Reeder’s Movie Reviews: The Territory
When evaluating a documentary, you might ask several questions. Does the film have a clear protagonist, or several? Does it have a compelling story and message? Does it have substance and depth? Has the director organized the material in a coherent way? In the case of Alex Pritz’s new movie, The Territory, the answers are a resounding “Yes.” It richly deserves its major awards from this year’s Sundance and Seattle International Film Festivals, among many others.
A production of National Geographic’s Documentary Division, it focuses on an Indigenous tribe living–actually, just trying to survive–in Brazil’s rapidly dwindling Amazonian rainforest. The Uru-eu-wau-wau people have seen their numbers dwindle to less than 200 in the forty years since first “contact” by white poachers, settlers and government representatives. They brought destruction to the landscape and disease, most recently COVID, to the native population, which now faces an existential threat.
The Territory has a disarmingly muted tone, which makes its message all the more devastating. Much of that derives from the form of its voiceover-free narrative. Bitaté, a 20-year-old activist and third-generation leader within the Indigenous community, shot much of the footage in the tribal lands, along with fellow community member Tangae. With this “cinéma vérité” approach, the movie proceeds with a sense of increasing drama, even as Pritz and his team provide a larger, no-less-ominous context.
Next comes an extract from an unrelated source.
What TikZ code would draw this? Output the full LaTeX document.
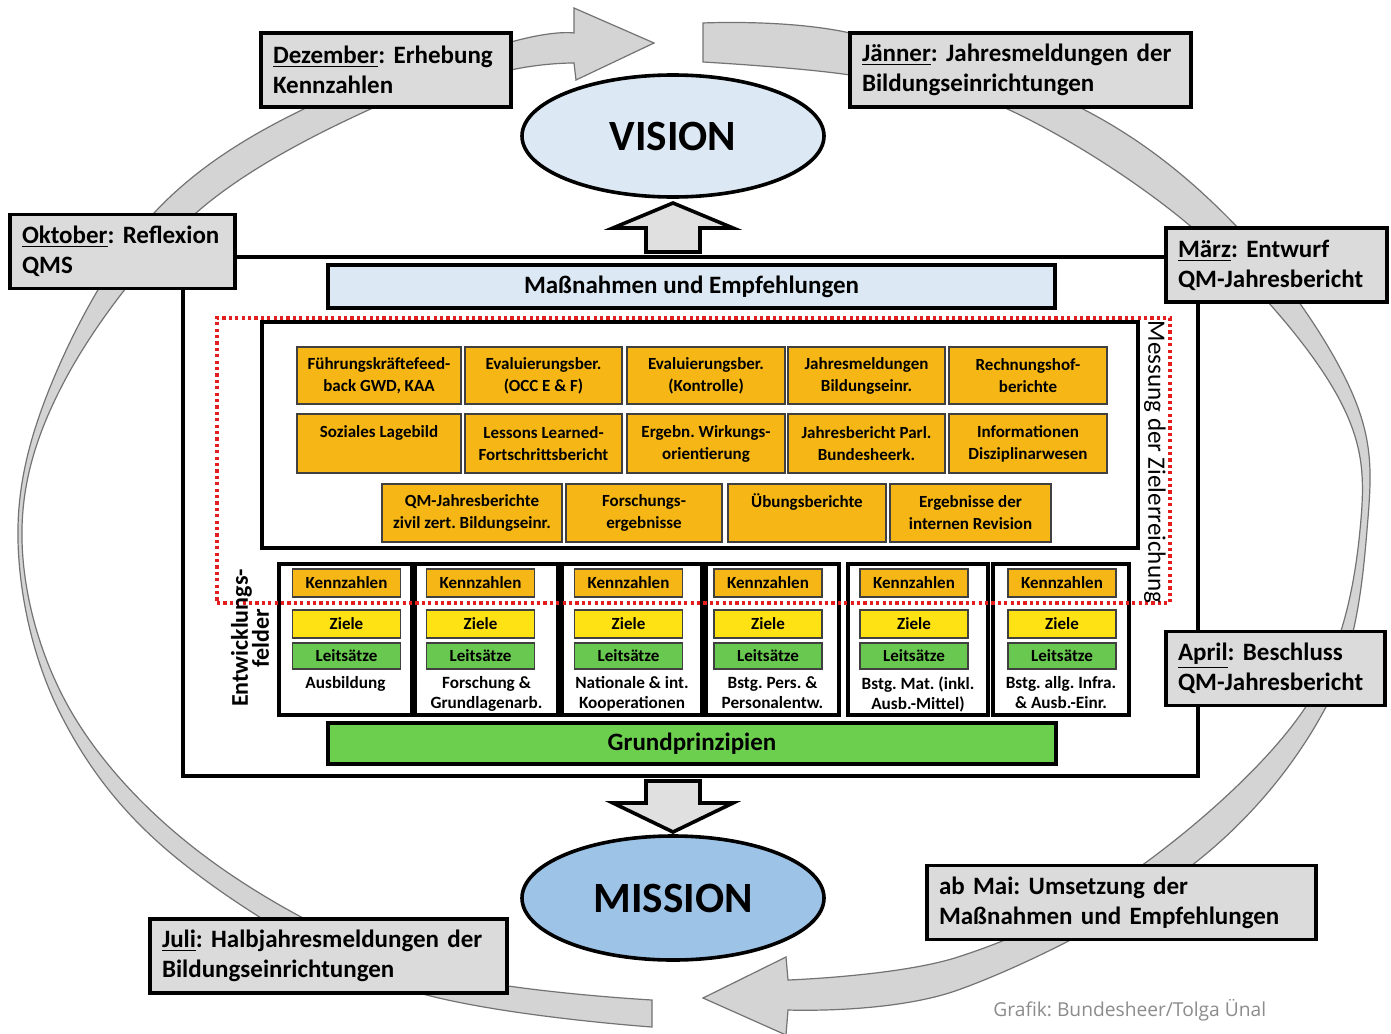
\documentclass[tikz,border=0pt]{standalone}
\usepackage{fontspec}
\setmainfont{Carlito}
\newfontfamily\creditfont{Open Sans}
\usetikzlibrary{shapes.geometric}
\definecolor{ob}{RGB}{245,182,22}
\definecolor{zy}{RGB}{255,226,20}
\definecolor{lg}{RGB}{104,200,80}
\definecolor{gg}{RGB}{108,208,78}
\definecolor{lb}{RGB}{220,233,245}
\definecolor{mb}{RGB}{157,195,230}
\definecolor{rd}{RGB}{228,30,30}
\frenchspacing
\begin{document}
\begin{tikzpicture}[x=0.5pt,y=-0.5pt,
  band/.style={fill=black!17, draw=black!55, line width=0.6pt},
  mbox/.style={draw, line width=1.8pt, fill=black!14, inner sep=0pt, minimum height=37pt,
    font=\fontsize{12.5}{15}\selectfont\bfseries, align=left},
  thickbox/.style={draw, line width=1.8pt, inner sep=0pt},
  obox/.style={draw=black!75, line width=0.7pt, fill=ob, inner sep=0pt, align=center,
    font=\fontsize{8.5}{11}\selectfont\bfseries},
  sbox/.style={draw=black!75, line width=0.7pt, inner sep=0pt, minimum width=54pt,
    font=\fontsize{8.5}{10}\selectfont\bfseries},
  collab/.style={inner sep=0pt, align=center, font=\fontsize{8.6}{10}\selectfont\bfseries},
  ell/.style={ellipse, draw, line width=1.8pt, inner sep=0pt, minimum width=151pt,
    font=\fontsize{21.6}{24}\selectfont\bfseries},
  barrow/.style={draw, line width=1.8pt, fill=black!12, line join=miter},
  reddot/.style={draw=rd, line width=1.6pt, dash pattern=on 1.6pt off 1.6pt}
]
\useasboundingbox (0,0) rectangle (1391,1033);
\fill[white] (0,0) rectangle (1391,1033);

% ring bands
\draw[band] plot[smooth, tension=0.6] coordinates {(652,1027) (400,987) (179,860) (60,713) (18,540) (53,380) (154,213) (308,107) (511,42) (574,33)}
  -- (574,8) -- (654,43) -- (576,80) -- (574,63)
  -- plot[smooth, tension=0.6] coordinates {(574,63) (511,70) (375,107) (196,213) (65,380) (22,540) (72,713) (210,860) (420,968) (652,1000)} -- cycle;
\draw[band] plot[smooth, tension=0.6] coordinates {(703,23) (850,33) (1079,107) (1240,230) (1353,395) (1367,530) (1327,705) (1191,866) (958,990) (788,1010)}
  -- (786,1035) -- (703,998) -- (786,957) -- (788,980)
  -- plot[smooth, tension=0.6] coordinates {(788,980) (958,957) (1141,866) (1307,705) (1360,530) (1337,395) (1195,230) (1003,107) (850,75) (703,62)} -- cycle;

% outer frame
\node[thickbox, minimum width=507.5pt, minimum height=259.5pt] (frame) at (690.5,516.5) {};

% vision / mission
\node[ell, fill=lb, minimum height=61pt] (vision) at (673,136) {VISION};
\node[ell, fill=mb, minimum height=62pt] (mission) at (673,898) {MISSION};

% block arrows
\draw[barrow] (646,252) -- (646,228) -- (613,228) -- (673,203) -- (733,228) -- (700,228) -- (700,252) -- cycle;
\draw[barrow] (646,781) -- (700,781) -- (700,803) -- (733,803) -- (673,832) -- (613,803) -- (646,803) -- cycle;

% month boxes
\node[mbox, minimum width=125pt, text width=113pt] (dez) at (386,70)
  {\mbox{\underline{Dezember}: Erhebung}\\\mbox{Kennzahlen}};
\node[mbox, minimum width=170.5pt, text width=158.5pt] (jan) at (1020.5,70)
  {\mbox{\underline{Jänner}: Jahresmeldungen der}\\\mbox{Bildungseinrichtungen}};
\node[mbox, minimum width=112.5pt, text width=100.5pt] (okt) at (122.5,251.5)
  {\mbox{\underline{Oktober}: Reflexion}\\\mbox{QMS}};
\node[mbox, minimum width=110.5pt, text width=98.5pt] (mar) at (1276.5,265)
  {\mbox{\underline{März}: Entwurf}\\\mbox{QM-Jahresbericht}};
\node[mbox, minimum width=109.5pt, text width=97.5pt] (apr) at (1275.5,668.5)
  {\mbox{\underline{April}: Beschluss}\\\mbox{QM-Jahresbericht}};
\node[mbox, minimum width=194.5pt, text width=182.5pt] (mai) at (1121.5,902.5)
  {\mbox{ab Mai: Umsetzung der}\\\mbox{Maßnahmen und Empfehlungen}};
\node[mbox, minimum width=178.5pt, text width=166.5pt] (jul) at (328.5,956)
  {\mbox{\underline{Juli}: Halbjahresmeldungen der}\\\mbox{Bildungseinrichtungen}};

% Massnahmen
\node[thickbox, fill=lb, minimum width=363.5pt, minimum height=21.5pt,
  font=\fontsize{12.5}{15}\selectfont\bfseries] (mass) at (691.5,286.5) {Maßnahmen und Empfehlungen};

% measurement block
\node[thickbox, fill=white, minimum width=438pt, minimum height=113pt] (meas) at (700,435) {};
\foreach \n/\cx/\w/\t in {
  11/379/82/{Führungskräftefeed-\\back GWD, KAA},
  12/543.5/78.5/{Evaluierungsber.\\(OCC E \& F)},
  13/706/79/{Evaluierungsber.\\(Kontrolle)},
  14/866.5/78.5/{Jahresmeldungen\\Bildungseinr.},
  15/1028/79/{Rechnungshof-\\berichte}}
  \node[obox, minimum width=\w pt, minimum height=28.5pt] (ob\n) at (\cx,375.5) {\t};
\foreach \n/\cx/\w/\t in {
  21/379/82/{Soziales Lagebild\\\phantom{g}},
  22/543.5/78.5/{Lessons Learned-\\Fortschrittsbericht},
  23/706/79/{Ergebn. Wirkungs-\\orientierung},
  24/866.5/78.5/{Jahresbericht Parl.\\Bundesheerk.},
  25/1028/79/{Informationen\\Disziplinarwesen}}
  \node[obox, minimum width=\w pt, minimum height=29.5pt] (ob\n) at (\cx,443.5) {\t};
\foreach \n/\cx/\w/\t in {
  31/472/90/{QM-Jahresberichte\\zivil zert. Bildungseinr.},
  32/644/78/{Forschungs-\\ergebnisse},
  33/807/79/{Übungsberichte\\\phantom{g}},
  34/970.5/80.5/{Ergebnisse der\\internen Revision}}
  \node[obox, minimum width=\w pt, minimum height=29pt] (ob\n) at (\cx,513) {\t};

% development fields
\foreach \n/\cc/\w/\ic/\lab in {
  1/345.5/66.5/346.5/{Ausbildung\\\phantom{g}},
  2/486.5/71.5/480.5/{Forschung \&\\Grundlagenarb.},
  3/632/70/628.5/{Nationale \& int.\\Kooperationen},
  4/772.5/66.5/768/{Bstg. Pers. \&\\Personalentw.},
  5/918/70/914/{Bstg. Mat. (inkl.\\Ausb.-Mittel)},
  6/1061/68/1062/{Bstg. allg. Infra.\\\& Ausb.-Einr.}}
{
  \node[thickbox, fill=white, minimum width=\w pt, minimum height=75.5pt] (col\n) at (\cc,639.5) {};
  \node[sbox, fill=ob, minimum height=14pt] (kz\n) at (\ic,583) {Kennzahlen};
  \node[sbox, fill=zy, minimum height=14pt] (zi\n) at (\ic,624) {Ziele};
  \node[sbox, fill=lg, minimum height=13pt] (le\n) at (\ic,656) {Leitsätze};
  \node[collab, anchor=north] (lab\n) at (\cc,676) {\lab};
}

% Grundprinzipien
\node[thickbox, fill=gg, minimum width=364pt, minimum height=20.5pt,
  font=\fontsize{12.5}{15}\selectfont\bfseries] (grund) at (692,743.5) {Grundprinzipien};

% red dotted
\node[reddot, minimum width=476.5pt, minimum height=142.5pt] (redbox) at (693.5,460.5) {};

% side labels
\node[rotate=-90, inner sep=0pt, font=\fontsize{12.5}{15}\selectfont] (messung) at (1155,462) {Messung der Zielerreichung};
\node[rotate=90, inner sep=0pt, align=center, font=\fontsize{12}{10.5}\selectfont\bfseries] (entw) at (250,638) {Entwicklungs-\\felder};

% credit
\node[inner sep=0pt, anchor=west, text=black!45, font=\creditfont\fontsize{9.6}{11}\selectfont] (credit) at (993,1010) {Grafik: Bundesheer/Tolga Ünal};
\end{tikzpicture}
\end{document}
The production took three years to complete, given the pandemic and the scope of its storytelling. It begins in 2018, with the successful presidential campaign of Jair Bolsonaro. His administration has accelerated the reduction of the rainforest, while encouraging the greedy developers, economic “associations” and abjectly poor settlers who have no sympathy for either the government or the native peoples. Sérgio, an itinerant agricultural worker, sees the remaining forest as the “promised land” and complains that the tribes “don’t create anything.” One of the elders responds that “they want us to disappear,” while using the word “genocide.” It’s a toxic mix, and it’s the essence of a modern tragedy.
The Uru-eu-wau-wau, although vastly outnumbered, have their allies. Neidinha Bandeira, a tireless champion of the Indigenous population and their centuries-old home in the rainforest, has cultivated relationships with journalists and local police authorities to try to minimize the worst offenses. As the film points out, her courage has put her and her daughters at physical risk. The bullet holes in a “No Trespassing” sign attest to that. (Alleged poachers have been charged with the murders of British journalist Dom Phillips and Indigenous expert Bruno Pereira in the same region this past June.)
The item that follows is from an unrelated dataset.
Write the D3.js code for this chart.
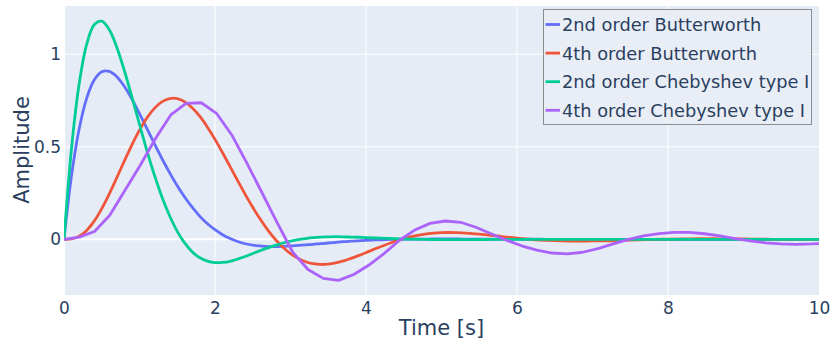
<!DOCTYPE html>
<html><head><meta charset="utf-8">
<script src="https://cdn.jsdelivr.net/npm/d3@7"></script>
<style>
body{margin:0;background:#fff;}
svg{display:block;font-family:"DejaVu Sans",Verdana,sans-serif;}
</style>
</head><body>
<svg id="chart" width="832" height="347"></svg>
<script>
// ---------- data ----------
const seriesNames = ["2nd order Butterworth", "4th order Butterworth", "2nd order Chebyshev type I", "4th order Chebyshev type I"];
const seriesColors = ["#636efa", "#EF553B", "#00cc96", "#ab63fa"];

const timeFine = [0,0.1,0.2,0.3,0.4,0.5,0.6,0.7,0.8,0.9,1.0,1.1,1.2,1.3,1.4,1.5,1.6,1.7,1.8,1.9,2.0,
  2.1,2.2,2.3,2.4,2.5,2.6,2.7,2.8,2.9,3.0,3.1,3.2,3.3,3.4,3.5,3.6,3.7,3.8,3.9,4.0,
  4.2,4.4,4.6,4.8,5.0,5.2,5.4,5.6,5.8,6.0,6.2,6.4,6.6,6.8,7.0,7.2,7.4,7.6,7.8,8.0,
  8.2,8.4,8.6,8.8,9.0,9.2,9.4,9.6,9.8,10.0];

const butter2 = [0,0.346,0.595,0.762,0.861,0.906,0.908,0.879,0.826,0.758,0.679,0.597,0.514,0.434,0.359,0.289,0.227,0.172,0.124,0.084,0.052,
  0.025,0.004,-0.012,-0.024,-0.032,-0.036,-0.039,-0.039,-0.038,-0.036,-0.033,-0.030,-0.027,-0.023,-0.020,-0.016,-0.013,-0.010,-0.008,-0.006,
  -0.0025,-0.0003,0.0009,0.0015,0.0017,0.0016,0.0013,0.0010,0.0007,0.0005,0.0003,0.0001,0,0,0,0,0,0,0,0,
  0,0,0,0,0,0,0,0,0,0];

const butter4 = [0,0.002,0.016,0.048,0.098,0.166,0.246,0.334,0.424,0.511,0.590,0.657,0.709,0.744,0.761,0.761,0.743,0.710,0.664,0.606,0.540,
  0.468,0.393,0.317,0.243,0.173,0.108,0.050,-0.001,-0.043,-0.077,-0.103,-0.121,-0.132,-0.136,-0.134,-0.127,-0.117,-0.103,-0.088,-0.072,
  -0.039,-0.009,0.014,0.029,0.036,0.036,0.031,0.024,0.015,0.006,-0.001,-0.006,-0.009,-0.010,-0.009,-0.008,-0.005,-0.003,-0.001,0.001,
  0.002,0.003,0.003,0.002,0.002,0.001,0.000,0.000,-0.0005,-0.0007];

const cheby2 = [0,0.493,0.838,1.053,1.160,1.179,1.132,1.037,0.911,0.768,0.621,0.477,0.344,0.226,0.126,0.043,-0.021,-0.068,-0.100,-0.118,-0.126,
  -0.125,-0.119,-0.107,-0.093,-0.077,-0.061,-0.046,-0.033,-0.020,-0.010,-0.002,0.004,0.009,0.012,0.013,0.014,0.013,0.012,0.011,0.009,
  0.006,0.003,0.001,-0.0006,-0.0013,-0.0015,-0.0013,-0.0009,-0.0006,-0.0003,-0.0001,0,0,0,0,0,0,0,0,0,
  0,0,0,0,0,0,0,0,0,0];

const timeCoarse = [0,0.202,0.404,0.606,0.808,1.010,1.212,1.414,1.616,1.818,2.020,2.222,2.424,2.626,2.828,3.030,3.232,3.434,3.636,3.838,
  4.040,4.242,4.444,4.646,4.848,5.051,5.253,5.455,5.657,5.859,6.061,6.263,6.465,6.667,6.869,7.071,7.273,7.475,7.677,7.879,
  8.081,8.283,8.485,8.687,8.889,9.091,9.293,9.495,9.697,9.899,10.101];

const cheby4 = [0,0.012,0.042,0.130,0.265,0.400,0.545,0.672,0.735,0.738,0.681,0.564,0.410,0.249,0.086,-0.070,-0.163,-0.211,-0.222,-0.190,
  -0.139,-0.076,-0.005,0.050,0.086,0.099,0.092,0.065,0.030,-0.005,-0.035,-0.058,-0.074,-0.079,-0.070,-0.050,-0.025,0.000,0.018,0.031,
  0.038,0.037,0.030,0.018,0.004,-0.009,-0.019,-0.025,-0.027,-0.025,-0.021];

const xTicks = [0, 2, 4, 6, 8, 10];
const yTicks = [0, 0.5, 1];
const xTitle = "Time [s]";
const yTitle = "Amplitude";

// ---------- layout ----------
const svg = d3.select("#chart");
const L = 64, R = 819, T = 6, B = 295;
const x = d3.scaleLinear().domain([0, 10]).range([L, R]);
const y = d3.scaleLinear().domain([-0.301, 1.261]).range([B, T]);
const txt = "#2a3f5f";

svg.append("rect").attr("x", L).attr("y", T).attr("width", R - L).attr("height", B - T).attr("fill", "#e5ecf6");

// grid
svg.append("g").selectAll("line").data(xTicks.filter(d => d > 0 && d < 10)).join("line")
  .attr("x1", d => x(d)).attr("x2", d => x(d)).attr("y1", T).attr("y2", B)
  .attr("stroke", "#fff").attr("stroke-width", 1);
svg.append("g").selectAll("line").data(yTicks.filter(d => d !== 0)).join("line")
  .attr("x1", L).attr("x2", R).attr("y1", d => y(d)).attr("y2", d => y(d))
  .attr("stroke", "#fff").attr("stroke-width", 1);
// zero lines
svg.append("line").attr("x1", L).attr("x2", R).attr("y1", y(0)).attr("y2", y(0)).attr("stroke", "#fff").attr("stroke-width", 2);
svg.append("line").attr("x1", x(0)).attr("x2", x(0)).attr("y1", T).attr("y2", B).attr("stroke", "#fff").attr("stroke-width", 2);

// axes
const xAxis = svg.append("g").attr("transform", `translate(0,${B})`)
  .call(d3.axisBottom(x).tickValues(xTicks).tickSize(0).tickPadding(6.5).tickFormat(d3.format("d")));
const yAxis = svg.append("g").attr("transform", `translate(${L},0)`)
  .call(d3.axisLeft(y).tickValues(yTicks).tickSize(0).tickPadding(3).tickFormat(d => String(d)));
[xAxis, yAxis].forEach(a => {
  a.select(".domain").remove();
  a.selectAll("text").attr("fill", txt).style("font-size", "17px").style("font-family", '"DejaVu Sans",Verdana,sans-serif');
});

svg.append("text").attr("x", (L + R) / 2).attr("y", 335).attr("text-anchor", "middle")
  .attr("fill", txt).style("font-size", "21px").text(xTitle);
svg.append("text").attr("transform", "translate(28.5,150) rotate(-90)").attr("text-anchor", "middle")
  .attr("fill", txt).style("font-size", "21px").text(yTitle);

// traces
svg.append("defs").append("clipPath").attr("id", "clip")
  .append("rect").attr("x", L).attr("y", T).attr("width", R - L).attr("height", B - T);
const plot = svg.append("g").attr("clip-path", "url(#clip)");

const traces = [
  { t: timeFine, v: butter2, curve: d3.curveCatmullRom },
  { t: timeFine, v: butter4, curve: d3.curveCatmullRom },
  { t: timeFine, v: cheby2, curve: d3.curveCatmullRom },
  { t: timeCoarse, v: cheby4, curve: d3.curveLinear }
];
traces.forEach((tr, i) => {
  const pts = tr.t.map((t, k) => [t, tr.v[k]]);
  const line = d3.line().x(d => x(d[0])).y(d => y(d[1])).curve(tr.curve);
  plot.append("path").attr("d", line(pts)).attr("fill", "none")
    .attr("stroke", seriesColors[i]).attr("stroke-width", 2.8)
    .attr("stroke-linejoin", "round").attr("stroke-linecap", "round");
});

// legend
const lg = svg.append("g");
lg.append("rect").attr("x", 543.5).attr("y", 9.5).attr("width", 268).attr("height", 115)
  .attr("fill", "#e9eef6").attr("stroke", "#8c8c8c").attr("stroke-width", 1);
seriesNames.forEach((name, i) => {
  const cy = 24.5 + i * 28.6;
  lg.append("line").attr("x1", 545.5).attr("x2", 560).attr("y1", cy).attr("y2", cy)
    .attr("stroke", seriesColors[i]).attr("stroke-width", 2.8);
  lg.append("text").attr("x", 562).attr("y", cy + 6.4).attr("fill", txt)
    .style("font-size", "17.8px").text(name);
});
</script>
</body></html>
Along with Carolyn Bernstein, an Executive Vice President at National Geographic, lead producing credit goes to Darren Aronofsky. His own feature films as director (Requiem for a Dream, The Wrestler, Black Swan) have often veered toward the melodramatic and the surreal, no more so than Mother! (2017). Its slow-burning psychological horror goes full eco-apocalypse in the last act. Since then, Aronofsky has been working on many environmentally conscious projects such as this. Indeed, he and Pritz, a cinematographer-turned-director, view The Territory as part Western, part thriller.
It opens with shots of industrious ants and playful children, each representing the nature of the conflict about to unfold. It ends with stark views of decaying leaves and disappearing trees. The camera itself becomes a kind of weapon, a testament to a native population (some of them still uncontacted) and a vast ecosystem in critical distress. Ultimately, The Territory does what all of the best documentaries do. It informs. It involves. It resonates.